Connor Bedard may be the face of the franchise, but it was Ryan Donato who was the better overall player this season for the Chicago Blackhawks.
If you had predicted that to start the season, hopefully, you have cashed in a very nice prop bet payout.
Up until this season, Donato was a solid bottom-line center. He could do just a bit of everything well, but nothing excellent.
That is not meant to be a slam against Donato. All teams need a guy like Donato on the third or fourth line to provide solid production.
However, this season, Donato had a career year, and that is what makes him the team's MVP in my eyes.
When the team got out of the gate with inconsistent energy, Donato was playing hard every shift. When the team struggled to score goals to start the season, Donato had 10 through November.
It was looking like Donato would likely have a career season like Jason Dickinson did during the 2023-24. A nice 40-point season with 20 goals and maybe 20 assists was in the works.
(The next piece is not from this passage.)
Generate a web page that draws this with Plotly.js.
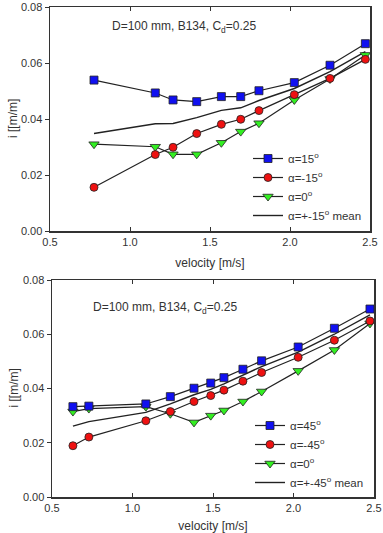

A brilliant March, during which Donato scored 10 goals and dished out nine assists, allowed Ryan to not only set a new career high in goals and assists but also completely obliterate his previous career bests.
What was more impressive is that 26 of his 31 goals came at even strength. He did not need a team down a player or an empty net to put up impressive goal-scoring numbers.
Sure, power-play goals are great as you want to capitalize on the man-advantage, but scoring 5v5 goals is what made Donato a coveted player at the trade deadline.
The club did try to extend the pending unrestricted free agent before the deadline, but both sides were unable to close the deal.
Ryan Donato said contracts talks got close on an extension near the trade deadline.
— Charlie Roumeliotis (@CRoumeliotis) April 17, 2025
He appreciates that Chicago has shown the love in return and hopes to stay: "I've voiced plenty of times how much I've loved being here and want to be a part of the future here." #Blackhawks pic.twitter.com/gFZvkrdjCi
Now the Blackhawks must re-sign him, even if this season turns out to be just a career campaign.
It sounds like Donato would like to stay, so the Hawks got that going for them. The question will come down to cost and years.
If they can sign him to a two- or three-year deal, who cares if it will be in the $4-$7 million range. It would be a short-term deal that could carry him until he is 31 or 32 and would not clog up the books in the long run.
The problem is if he wants a four-year deal or longer, and in that more expensive range. He has a shot to get one with the salary cap going up and teams desperate to make sure they can reach the cap floor.
Then that might be hard to stomach, given the risk of his production returning to his normal averages and then being stuck with a large cap hit when the franchise still could use some cap flexibility to pay promising forwards Frank Nazar and Oliver Moore in their second contracts.
The bind the Hawks put themselves in is that they decided not to capitalize on his trade value likely being at its highest. Therefore, they just cannot let him walk out the door for nothing.
Especially when he is 29 and even if his production returns to the mean, he still does all the little things well that a team trying to emerge from a rebuild should want skating on the third or fourth line.
Also, you cannot discount that maybe Donato is just a late bloomer capable of scoring 20-30 goals for the next couple of seasons. If he does that somewhere else, that is going to look really bad for the Blackhawks, especially since they passed on cashing in his trade value.